Alan James Watson, 47, of Clinton Township, Michigan, was sentenced today to 12
years in prison for fraudulently soliciting and accepting $40 million from more
than 900 members of his investment club, Cash Flow Financial LLC (CFF). Watson
subsequently lost nearly all of the investors’ money through non-disclosed,
high-risk investments. Victims were located in Virginia and nationwide. Watson
was also ordered to forfeit $36,615,344.
U.S. District Judge Gerald Bruce Lee in the Eastern District of Virginia also
sentenced Watson to three years of supervised release. Watson pleaded guilty to
one count of wire fraud on September 22, 2011.
The sentencing was announced by Assistant Attorney General Lanny A. Breuer of
the Justice Department’s Criminal Division; U.S. Attorney for the Eastern
District of Virginia Neil H. MacBride; James W. McJunkin, Assistant Director in
Charge of the FBI’s Washington Field
Office; and Postal Inspector in Charge of Criminal Investigations Gerald
O’Farrell of the U.S. Postal Inspection Service (USPIS).
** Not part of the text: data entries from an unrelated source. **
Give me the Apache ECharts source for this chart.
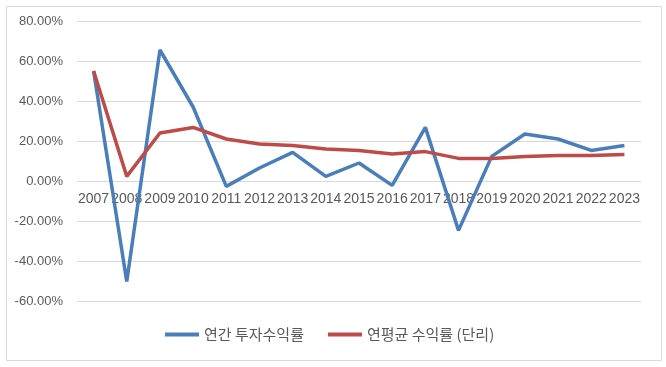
<!DOCTYPE html>
<html>
<head>
<meta charset="utf-8">
<script src="https://cdn.jsdelivr.net/npm/echarts@6/dist/echarts.min.js"></script>
<style>html,body{margin:0;padding:0;background:#fff}#c{width:666px;height:367px}</style>
</head>
<body>
<div id="c"></div>
<script>
const categories = ['2007','2008','2009','2010','2011','2012','2013','2014','2015','2016','2017','2018','2019','2020','2021','2022','2023'];
const annualReturn = [55.0, -50.2, 65.5, 37.0, -2.7, 6.5, 14.3, 2.3, 9.0, -2.2, 26.8, -24.7, 12.3, 23.5, 21.0, 15.3, 17.8];
const avgReturn = [55.0, 2.3, 24.0, 26.8, 21.0, 18.5, 17.8, 16.0, 15.3, 13.5, 14.7, 11.3, 11.3, 12.3, 12.8, 12.8, 13.3];
const seriesNames = ['연간 투자수익률', '연평균 수익률 (단리)'];

const chart = echarts.init(document.getElementById('c'));
chart.setOption({
  animation: false,
  graphic: [{
    type: 'rect', left: 4, top: 4,
    shape: { width: 655, height: 354 },
    style: { fill: 'none', stroke: '#d9d9d9', lineWidth: 1 }
  }],
  grid: { left: 77, right: 25, top: 21, bottom: 66 },
  legend: {
    left: 160, top: 322,
    itemWidth: 34, itemHeight: 4, itemGap: 24, icon: 'rect',
    textStyle: { fontFamily: 'Noto Sans CJK KR', fontSize: 15, color: '#595959' },
    data: seriesNames
  },
  xAxis: {
    type: 'category', data: categories, boundaryGap: true,
    offset: -120,
    axisLine: { show: false, onZero: false },
    axisTick: { show: false },
    axisLabel: { margin: 11, interval: 0, fontFamily: 'Liberation Sans', fontSize: 14, color: '#595959' }
  },
  yAxis: {
    type: 'value', min: -60, max: 80, interval: 20,
    axisLine: { show: false }, axisTick: { show: false },
    splitLine: { lineStyle: { color: '#d9d9d9' } },
    axisLabel: { margin: 14, fontFamily: 'Liberation Sans', fontSize: 13, color: '#595959',
      formatter: v => v.toFixed(2) + '%' }
  },
  series: [
    { name: seriesNames[0], type: 'line', data: annualReturn, symbol: 'none',
      lineStyle: { width: 3.5, color: '#4a7ebb' }, itemStyle: { color: '#4a7ebb' } },
    { name: seriesNames[1], type: 'line', data: avgReturn, symbol: 'none',
      lineStyle: { width: 3.5, color: '#be4b48' }, itemStyle: { color: '#be4b48' } }
  ]
});
</script>
</body>
</html>
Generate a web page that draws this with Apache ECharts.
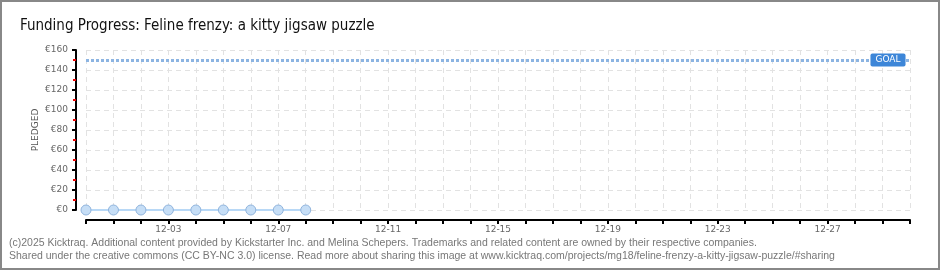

“Mr. Watson deceived members of his investment club from early on and drove
his scheme deeper and deeper while investors remained none the wiser,” said
Assistant Attorney General Breuer. “His lies destroyed lives, and today’s
sentence ensures he will pay for his destructive actions. The 12-year prison
sentence handed down today is a signal to fraudsters that criminal deception
born from greed will not be tolerated.”
“The pitch Mr. Watson made to investors was a big fat lie, and he kept lying
until his scheme collapsed and investors lost nearly everything,” said U.S.
Attorney MacBride. “Based on these lies, investors recommended Mr. Watson’s club to their friends
and family, and the damage to these relationships was just as harmful as the
financial devastation itself.”
“More than 900 unwitting victims thought they had done their homework and
calculated their investment wisely; instead, they were met with false
documentation that yielded no return on their investment,” said FBI Assistant Director in Charge McJunkin.
“Investigating white-collar crime has been and will continue to be a priority
for the FBI and our law enforcement
partners, as demonstrated by this case and today’s sentence.”
According to court documents, Watson created CFF in 2004 and served as the
club’s chief executive officer. From 2006 to 2009, Watson received almost $40
million from investors. Watson purported that the money would be invested
through an equities-trading system developed by an expert consultant, Trade LLC,
with a promised return on investment of 10 percent per month. In reality, Watson
admitted that only $6 million of the $40 million was ever invested in Trade LLC,
while the remaining $34 million was secretly invested in miscellaneous,
high-risk ventures without the consent of investment club members. These
high-risk investments resulted in a near complete loss of the $34 million.
According to court documents, despite the losses for the investors, Watson
continued to create false monthly account statements showing net gains from
their investments. In addition, Watson included “bonus” items on the account
statements that appeared as trading profits, the result of a Ponzi scheme he
orchestrated to use new investor funds to pay off earlier investors.
In March of 2009, Watson ceased investing in Trade LLC and re-deposited those
funds in separate unauthorized ventures. In 2010, nearly a year after he had
fully withdrawn finances from Trade LLC, Watson informed investment club members
that he had not invested their money as promised and that none of the reported
returns had ever materialized. This resulted in a combined $40 million loss for investment club
members.
The Commodity Futures Trading Commission (CFTC) has filed a related civil
case in the Eastern District of Michigan.
This case was investigated by the FBI’s Washington Field Office, USPIS, the
CFTC, and the U.S. Securities and Exchange Commission. The department thanks these
agencies for their substantial assistance in this matter.
Trial Attorney Kevin B. Muhlendorf of the Criminal Division’s Fraud Section
and Assistant U.S. Attorney Mark D. Lytle of the Eastern District of Virginia
are prosecuting the case on behalf of the United States.
The investigation has been coordinated by the Virginia Financial and
Securities Fraud Task Force, an unprecedented partnership between criminal
investigators and civil regulators to investigate and prosecute complex financial fraud cases in the nation
and in Virginia. The task force is an investigative arm of the President’s
Financial Fraud Enforcement Task Force, an interagency national task force.
President Obama established the interagency Financial Fraud Enforcement Task
Force to wage an aggressive, coordinated, and proactive effort to investigate
and prosecute financial crimes. The task force includes representatives from a
broad range of federal agencies, regulatory authorities, inspectors general, and
state and local law enforcement who, working together, bring to bear a powerful
array of criminal and civil enforcement resources. The task force is working to
improve efforts across the federal executive branch and, with state and local
partners, to investigate and prosecute significant financial crimes, ensure just
and effective punishment for those who perpetrate financial crimes, combat discrimination in the lending and
financial markets, and recover proceeds for victims of financial crimes.